Искать управу было негде. Временщики ввели в русские законы новшество по образцу Польши и Литвы. Так же как в этих странах постановления сената, решения Боярской думы стали иметь равную силу с указами государя. А решения Думы контролировали Шуйские. Теперь они могли обходиться совсем без ссылок на великого князя. Иван и его брат Юрий жили сами по себе, нужные только для торжественных церемоний. Воспоминания Грозного сохранили яркую сцену, как они с братом играют, а Шуйский по-хозяйски заходит в спальню, разваливается, облокотясь на царскую постель и взгромоздив сапог на стул.

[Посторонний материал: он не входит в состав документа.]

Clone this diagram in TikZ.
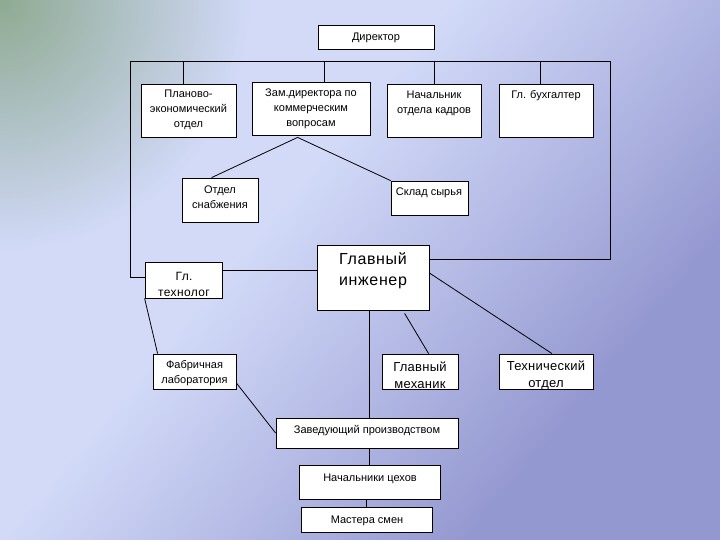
\documentclass[tikz,border=0pt]{standalone}
\usepackage{fontspec}
\setmainfont{Liberation Sans}
\usetikzlibrary{fit,fadings}
\definecolor{bglight}{RGB}{210,218,248}
\definecolor{bgdark}{RGB}{148,152,208}
\definecolor{bggreen}{RGB}{135,165,135}
\pgfdeclarehorizontalshading{bgshade}{100bp}{color(0bp)=(bglight); color(42bp)=(bglight); color(58bp)=(bgdark!55!bglight); color(70bp)=(bgdark); color(100bp)=(bgdark)}
\tikzfading[name=blobfade, inner color=transparent!0, outer color=transparent!100]
\begin{document}
\begin{tikzpicture}[x=1pt,y=-1pt,
  box/.style={draw=black, fill=white, line width=0.8pt, inner sep=0pt},
  txt/.style={font=\fontsize{11}{15}\selectfont, align=center, inner sep=0pt, anchor=center},
  big/.style={font=\fontsize{16}{21}\selectfont\addfontfeatures{LetterSpace=4}, align=center, inner sep=0pt, anchor=center},
  mid/.style={font=\fontsize{13}{17}\selectfont\addfontfeatures{LetterSpace=2}, align=center, inner sep=0pt, anchor=center},
  link/.style={draw=black, line width=0.8pt}]
\useasboundingbox (0,0) rectangle (720,540);
\shade[shading=bgshade, shading angle=-40] (0,0) rectangle (720,540);
\fill[bggreen, path fading=blobfade, opacity=0.9] (0,0) circle (250);

% boxes
\node[box, fit={(318,25) (434,49)}] (dir) {};
\node[box, fit={(141,84) (236,137)}] (plan) {};
\node[box, fit={(252,82) (370,135)}] (zam) {};
\node[box, fit={(387,84) (481,137)}] (kadr) {};
\node[box, fit={(499,84) (593,137)}] (buh) {};
\node[box, fit={(182,178) (258,222)}] (snab) {};
\node[box, fit={(391,181) (468,215)}] (sklad) {};
\node[box, fit={(317,245) (429,310)}] (ing) {};
\node[box, fit={(145,262) (222,298)}] (tech) {};
\node[box, fit={(153,354) (236,389)}] (lab) {};
\node[box, fit={(382,354) (458,389)}] (mech) {};
\node[box, fit={(499,354) (593,389)}] (tot) {};
\node[box, fit={(276,418) (458,448)}] (zav) {};
\node[box, fit={(299,465) (440,499)}] (nach) {};
\node[box, fit={(301,507) (432,532)}] (mast) {};

% bus
\coordinate (bl) at (130,61);
\coordinate (br) at (610,61);
\coordinate (b1) at (183,61);
\coordinate (b2) at (324,61);
\coordinate (b3) at (434,61);
\coordinate (b4) at (540,61);
\coordinate (tl) at ([yshift=3pt]tech.west);
\coordinate (ir) at ([yshift=18.5pt]ing.east);
\draw[link] (tl) -- (tl -| bl) -- (bl) -- (br) -- (br |- ir) -- (ir);
\draw[link] (b1) -- (b1 |- plan.north);
\draw[link] (b2) -- (b2 |- zam.north);
\draw[link] (b3) -- (b3 |- kadr.north);
\draw[link] (b4) -- (b4 |- buh.north);

% other connectors
\coordinate (zs) at ([xshift=46pt,yshift=-2pt]zam.south west);
\draw[link] (zs) -- ([xshift=30pt]snab.north west);
\draw[link] (zs) -- (sklad.north west);
\coordinate (t1) at ([yshift=10pt]tech.east);
\draw[link] (t1) -- (t1 -| ing.west);
\draw[link] ([yshift=4.5pt]ing.east) -- ([xshift=6pt]tot.north);
\draw[link] ([xshift=88pt,yshift=-3pt]ing.south west) -- ([xshift=47pt]mech.north west);
\coordinate (iv) at ([xshift=53pt]ing.south west);
\draw[link] (iv) -- (iv |- zav.north);
\draw[link] (nach.north) -- (nach.north |- zav.south);
\draw[link] (mast.north) -- (mast.north |- nach.south);
\draw[link] (tech.south west) -- ([xshift=5pt]lab.north west);
\draw[link] ([yshift=-11.5pt]lab.east) -- (zav.west);

% texts
\node[txt] (tdir) at (376,38) {Директор};
\node[txt] (tplan) at (188.5,110) {Планово-\\экономический\\отдел};
\node[txt] (tzam) at (311,108.5) {Зам.директора по\\коммерческим\\вопросам};
\node[txt] (tkadr) at (434,103.5) {Начальник\\отдела кадров};
\node[txt] (tbuh) at (546,96) {Гл. бухгалтер};
\node[txt] (tsnab) at (220,197.5) {Отдел\\снабжения};
\node[txt] (tsklad) at (429,193) {Склад сырья};
\node[big] (ting) at (373,271) {Главный\\инженер};
\node[txt, font=\fontsize{12}{16}\selectfont\addfontfeatures{LetterSpace=3}] (ttech) at (184,284) {Гл.\\технолог};
\node[txt] (tlab) at (194.5,373.5) {Фабричная\\лаборатория};
\node[mid] (tmech) at (420,375) {Главный\\механик};
\node[mid] (ttot) at (546,375) {Технический\\отдел};
\node[txt] (tzav) at (367,431) {Заведующий производством};
\node[txt] (tnach) at (370,479) {Начальники цехов};
\node[txt] (tmast) at (367,521) {Мастера смен};
\end{tikzpicture}
\end{document}
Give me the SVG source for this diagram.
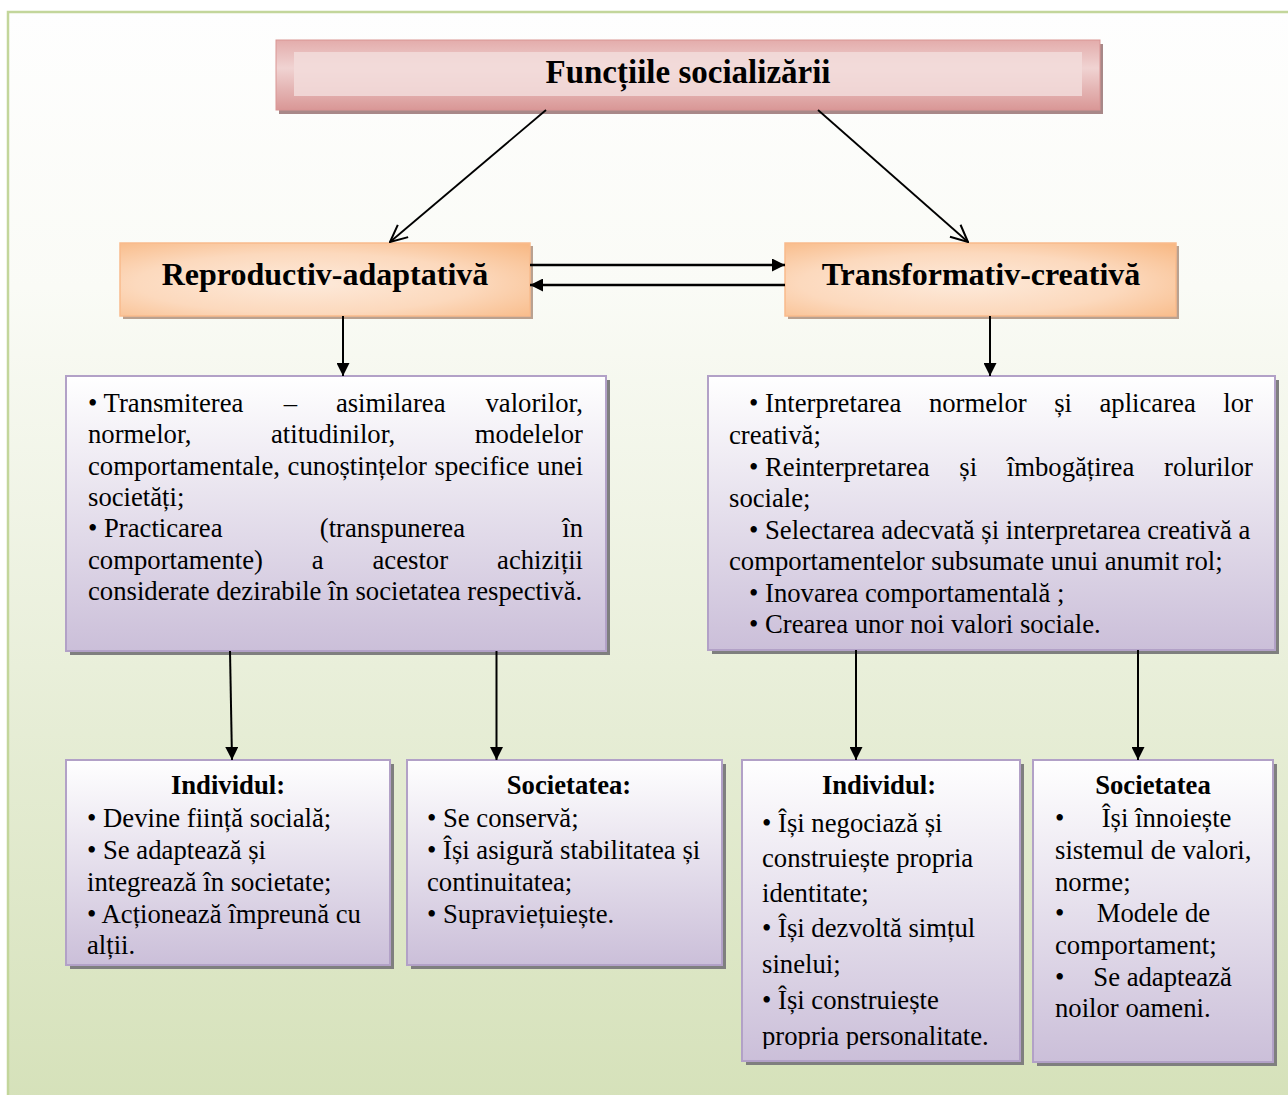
<svg xmlns="http://www.w3.org/2000/svg" width="1288" height="1095" viewBox="0 0 1288 1095">
<style>
.t{font-family:"Liberation Serif","Times New Roman",serif;font-size:26.7px;fill:#000}
.b{font-weight:bold}
.m{text-anchor:middle}
.e{text-anchor:end}
.pb{fill:url(#gPurple);stroke:#b2a1c7;stroke-width:2}
.sh{fill:#7f7f7f}
.ob{fill:url(#gOrange);stroke:#f9bb8c;stroke-width:1.5}
.osh{fill:#b9a190}
.ln{stroke:#000;fill:none}
</style>
<defs>
<linearGradient id="gBg" x1="0" y1="0" x2="0" y2="1">
<stop offset="0" stop-color="#fefefe"/>
<stop offset="0.25" stop-color="#fafbf6"/>
<stop offset="1" stop-color="#d5e1b9"/>
</linearGradient>
<linearGradient id="gPurple" x1="0" y1="0" x2="0" y2="1">
<stop offset="0" stop-color="#ffffff"/>
<stop offset="1" stop-color="#cbbfd9"/>
</linearGradient>
<radialGradient id="gOrange" cx="0.45" cy="0.55" r="0.75">
<stop offset="0" stop-color="#fdeadb"/>
<stop offset="0.55" stop-color="#fcd9bd"/>
<stop offset="1" stop-color="#f8b985"/>
</radialGradient>
<linearGradient id="gPink" x1="0" y1="0" x2="0" y2="1">
<stop offset="0" stop-color="#e3acab"/>
<stop offset="0.4" stop-color="#f0d3d2"/>
<stop offset="1" stop-color="#d99796"/>
</linearGradient>
<marker id="ah" viewBox="0 0 10 10" refX="10" refY="5" markerWidth="15" markerHeight="13" markerUnits="userSpaceOnUse" orient="auto">
<path d="M0,0 L10,5 L0,10 z" fill="#000"/>
</marker>
<marker id="oh" viewBox="0 0 20 20" refX="19" refY="10" markerWidth="20" markerHeight="20" markerUnits="userSpaceOnUse" orient="auto">
<path d="M2,2 L19,10 L2,18" fill="none" stroke="#000" stroke-width="2"/>
</marker>
<clipPath id="clipInd2"><rect x="742" y="760" width="278" height="289"/></clipPath>
</defs>

<rect x="0" y="0" width="1288" height="1095" fill="#ffffff"/>
<rect x="8" y="12" width="1300" height="1100" fill="url(#gBg)" stroke="#c3d69b" stroke-width="2.5"/>

<g id="title">
<rect x="279" y="44" width="824" height="70" fill="#a88888"/>
<rect x="276" y="40" width="824" height="70" fill="url(#gPink)" stroke="#d99594" stroke-width="1"/>
<rect x="294" y="52" width="788" height="44" fill="#f2dcdb" opacity="0.85"/>
<text class="t b m" x="688" y="83" style="font-size:33px">Funcțiile socializării</text>
</g>

<g id="reproductiv">
<rect class="osh" x="123" y="246" width="410" height="73"/>
<rect class="ob" x="120" y="243" width="410" height="73"/>
<text class="t b m" x="325" y="285" style="font-size:32px">Reproductiv-adaptativă</text>
</g>

<g id="transformativ">
<rect class="osh" x="788" y="246" width="391" height="73"/>
<rect class="ob" x="785" y="243" width="391" height="73"/>
<text class="t b m" x="981" y="285" style="font-size:32px">Transformativ-creativă</text>
</g>

<g id="repro-desc">
<rect class="sh" x="70" y="380" width="540" height="275"/>
<rect class="pb" x="66" y="376" width="540" height="275"/>
<text class="t" y="412"><tspan x="88">• Transmiterea</tspan><tspan x="283.7">–</tspan><tspan x="335.9">asimilarea</tspan><tspan x="583" text-anchor="end">valorilor,</tspan></text>
<text class="t" y="443"><tspan x="88">normelor,</tspan><tspan x="271">atitudinilor,</tspan><tspan x="583" text-anchor="end">modelelor</tspan></text>
<text class="t" x="88" y="475" word-spacing="1">comportamentale, cunoștințelor specifice unei</text>
<text class="t" x="88" y="506">societăți;</text>
<text class="t" y="537"><tspan x="88">• Practicarea</tspan><tspan x="319.8">(transpunerea</tspan><tspan x="583" text-anchor="end">în</tspan></text>
<text class="t" y="569"><tspan x="88">comportamente)</tspan><tspan x="311.8">a</tspan><tspan x="372.5">acestor</tspan><tspan x="583" text-anchor="end">achiziții</tspan></text>
<text class="t" x="88" y="600">considerate dezirabile în societatea respectivă.</text>
</g>

<g id="transf-desc">
<rect class="sh" x="712" y="380" width="567" height="274"/>
<rect class="pb" x="708" y="376" width="567" height="274"/>
<text class="t" y="412"><tspan x="749">• Interpretarea</tspan><tspan x="928.9">normelor</tspan><tspan x="1054.2">și</tspan><tspan x="1099.5">aplicarea</tspan><tspan x="1253" text-anchor="end">lor</tspan></text>
<text class="t" x="729" y="444">creativă;</text>
<text class="t" y="476"><tspan x="749">• Reinterpretarea</tspan><tspan x="959.3">și</tspan><tspan x="1006.8">îmbogățirea</tspan><tspan x="1253" text-anchor="end">rolurilor</tspan></text>
<text class="t" x="729" y="507">sociale;</text>
<text class="t" x="749" y="539">• Selectarea adecvată și interpretarea creativă a</text>
<text class="t" x="729" y="570">comportamentelor subsumate unui anumit rol;</text>
<text class="t" x="749" y="602">• Inovarea comportamentală ;</text>
<text class="t" x="749" y="633">• Crearea unor noi valori sociale.</text>
</g>

<g id="individ-1">
<rect class="sh" x="70" y="764" width="324" height="205"/>
<rect class="pb" x="66" y="760" width="324" height="205"/>
<text class="t b m" x="228" y="794">Individul:</text>
<text class="t" x="87" y="827">• Devine ființă socială;</text>
<text class="t" x="87" y="859">• Se adaptează și</text>
<text class="t" x="87" y="891">integrează în societate;</text>
<text class="t" x="87" y="923">• Acționează împreună cu</text>
<text class="t" x="87" y="954">alții.</text>
</g>

<g id="societ-1">
<rect class="sh" x="411" y="764" width="315" height="205"/>
<rect class="pb" x="407" y="760" width="315" height="205"/>
<text class="t b m" x="569" y="794">Societatea:</text>
<text class="t" x="427" y="827">• Se conservă;</text>
<text class="t" x="427" y="859">• Își asigură stabilitatea și</text>
<text class="t" x="427" y="891">continuitatea;</text>
<text class="t" x="427" y="923">• Supraviețuiește.</text>
</g>

<g id="individ-2">
<rect class="sh" x="746" y="764" width="278" height="301"/>
<rect class="pb" x="742" y="760" width="278" height="301"/>
<g clip-path="url(#clipInd2)">
<text class="t b m" x="879" y="794">Individul:</text>
<text class="t" x="762" y="832">• Își negociază și</text>
<text class="t" x="762" y="867">construiește propria</text>
<text class="t" x="762" y="902">identitate;</text>
<text class="t" x="762" y="937">• Își dezvoltă simțul</text>
<text class="t" x="762" y="973">sinelui;</text>
<text class="t" x="762" y="1009">• Își construiește</text>
<text class="t" x="762" y="1045">propria personalitate.</text>
</g>
</g>

<g id="societ-2">
<rect class="sh" x="1037" y="764" width="240" height="302"/>
<rect class="pb" x="1033" y="760" width="240" height="302"/>
<text class="t b m" x="1153" y="794">Societatea</text>
<text class="t" y="827"><tspan x="1055">•</tspan><tspan x="1101.7">Își înnoiește</tspan></text>
<text class="t" x="1055" y="859">sistemul de valori,</text>
<text class="t" x="1055" y="891">norme;</text>
<text class="t" y="922"><tspan x="1055">•</tspan><tspan x="1096.7">Modele de</tspan></text>
<text class="t" x="1055" y="954">comportament;</text>
<text class="t" y="986"><tspan x="1055">•</tspan><tspan x="1093.3">Se adaptează</tspan></text>
<text class="t" x="1055" y="1017">noilor oameni.</text>
</g>

<g id="connectors">
<line class="ln" x1="546" y1="110" x2="390" y2="242" stroke-width="1.8" marker-end="url(#oh)"/>
<line class="ln" x1="818" y1="110" x2="968" y2="242" stroke-width="1.8" marker-end="url(#oh)"/>
<line class="ln" x1="530" y1="265" x2="785" y2="265" stroke-width="2.5" marker-end="url(#ah)"/>
<line class="ln" x1="785" y1="285" x2="530" y2="285" stroke-width="2.5" marker-end="url(#ah)"/>
<line class="ln" x1="343" y1="316" x2="343" y2="376" stroke-width="2" marker-end="url(#ah)"/>
<line class="ln" x1="990" y1="316" x2="990" y2="376" stroke-width="2" marker-end="url(#ah)"/>
<line class="ln" x1="230" y1="651" x2="232" y2="760" stroke-width="2" marker-end="url(#ah)"/>
<line class="ln" x1="496.5" y1="651" x2="496.5" y2="760" stroke-width="2" marker-end="url(#ah)"/>
<line class="ln" x1="856" y1="650" x2="856" y2="760" stroke-width="2" marker-end="url(#ah)"/>
<line class="ln" x1="1138" y1="650" x2="1138" y2="760" stroke-width="2" marker-end="url(#ah)"/>
</g>
</svg>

Ему ли, всесильному, было считаться с детишками, копошащимися на полу?
Но положение страны быстро ухудшалось. Подати разворовывались. Жалованья, переплавленного в «фамильные» драгоценности, воины не получали. Дворяне и «дети боярские» разъезжались со службы по поместьям, чтобы прокормиться. Строительство крепостей и засек по границам прекратилось. Вся система обороны, кропотливо создававшаяся Иваном III, Василием III и Еленой, поползла по швам. Литовцы, ливонцы, шведы вели себя все более дерзко. Поняли, что Русь ослабела, не стеснялись нарушать пункты мирных договоров. А крымцы и казанцы вообще разгулялись по русским землям.